Cependant, cette protection n’est pas absolue et peut être écartée dans certaines circonstances. L’entrepreneur qui a volontairement renoncé à cette protection pour garantir certains emprunts professionnels voit son patrimoine personnel engagé à hauteur des montants garantis. De même, les cas de fraude, de confusion des patrimoines ou de faute de gestion grave peuvent justifier l’extension des poursuites au patrimoine personnel par décision judiciaire.

L’interdiction de gérer représente la sanction personnelle la plus lourde susceptible de frapper l’entrepreneur fautif. Cette mesure, prononcée pour une durée maximale de quinze ans, interdit toute fonction de direction ou d’administration dans une entreprise commerciale. Elle peut être assortie de l’obligation de mentionner cette interdiction dans tous les actes et documents émanant de l’entreprise dirigée. Cette sanction vise à protéger l’ordre économique contre les entrepreneurs défaillants ou malhonnêtes.

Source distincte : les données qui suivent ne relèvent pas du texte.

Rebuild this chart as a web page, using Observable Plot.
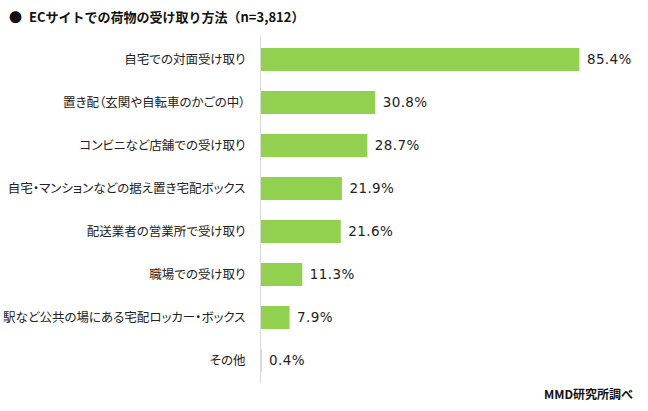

Le droit au rebond constitue néanmoins un principe fondamental du droit français des entreprises en difficulté. L’entrepreneur de bonne foi peut créer une nouvelle entreprise immédiatement après la clôture de la liquidation judiciaire, sous réserve de respecter les éventuelles interdictions prononcées. Ce principe favorise la reprise d’activité et limite l’exclusion économique des entrepreneurs ayant échoué pour des raisons indépendantes de leur volonté. La nouvelle entreprise bénéficie d’un patrimoine professionnel distinct, non affecté par les dettes de l’ancienne activité.

La liquidation judiciaire, bien qu’elle marque la fin d’une aventure entrepreneuriale, peut aussi constituer le point de départ d’un nouveau projet, plus solide et mieux maîtrisé grâce aux enseignements tirés de l’expérience passée.